In history of modern politics, a number of high-profile politicians held past careers as musicians – even bona fide rock stars of Morrissey’s caliber. Rock guitarist Ted Nugent, for instance, may be one of America’s most famous – or infamous, depending on your politics – musicians to harbor political ambitions. He has campaigned alongside Republican candidates such as Texas Gov. Greg Abbott.
R&B singer Wyclef Jean is another singer-cum-political aspirant. He attempted to run for president in his home country of Haiti in 2010, but his ballot was ultimately rejected by Haiti's Electoral Council.
Krist Novoselic, the bassist for Nirvana, has had more success in politics.

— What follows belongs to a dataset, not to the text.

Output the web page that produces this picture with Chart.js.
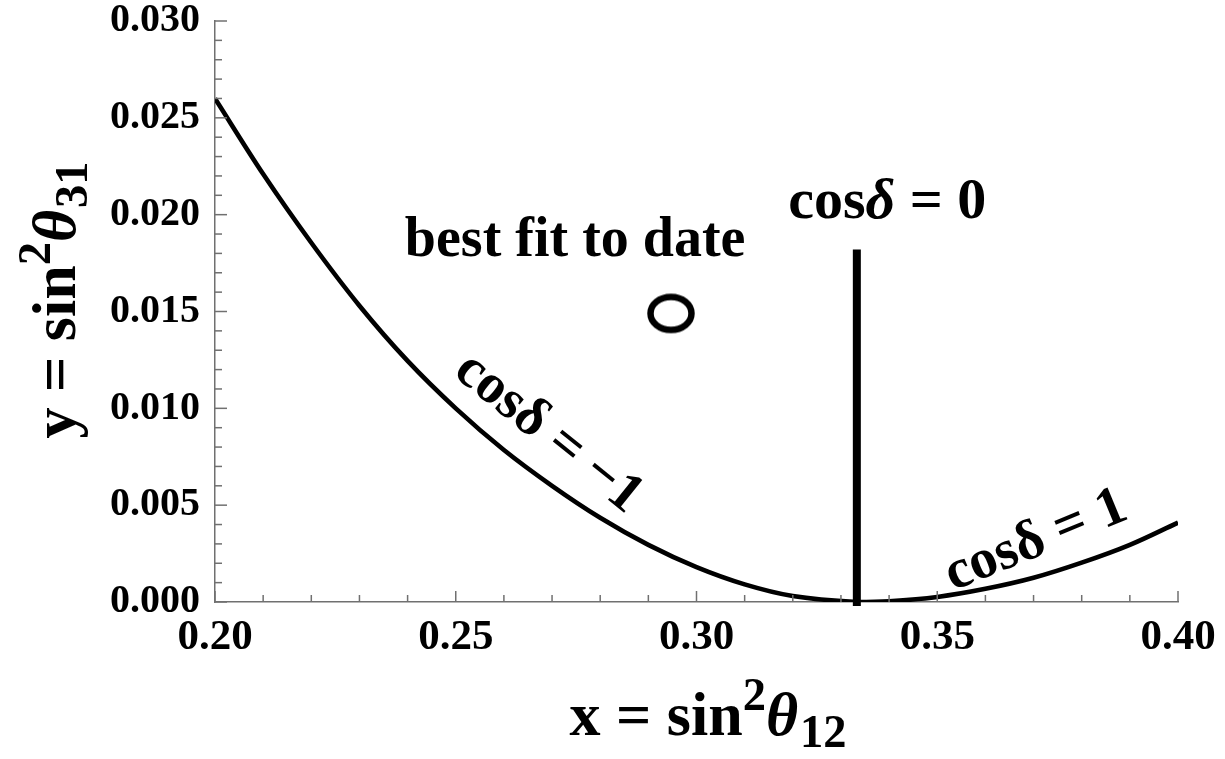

The grunge rock musician was elected as a Washington state committeeman several times and was the chairman of a voting reform group. He has also considered running for lieutenant governor of Washington.
And in Australia, Midnight Oil frontman Peter Garrett successfully became minister for environmental protection, heritage, and the arts in the country’s parliament.
To be an official candidate on ballot papers, Morrissey will need to collect 330 signatures before the May election.
“The slaughterhouse effectively means that none of us are safe,” Morrissey concluded in his statement. “Just investigate the appalling effects of meat production on our climate, environment, fields, forests, lakes, streams, seas, air and space. Your eyes will pop. No bigger global disaster could possibly be devised.”
The question is, what will his campaign theme song be? The Smiths' "Bigmouth strikes again?"
Or perhaps, "There is a light that never goes out?"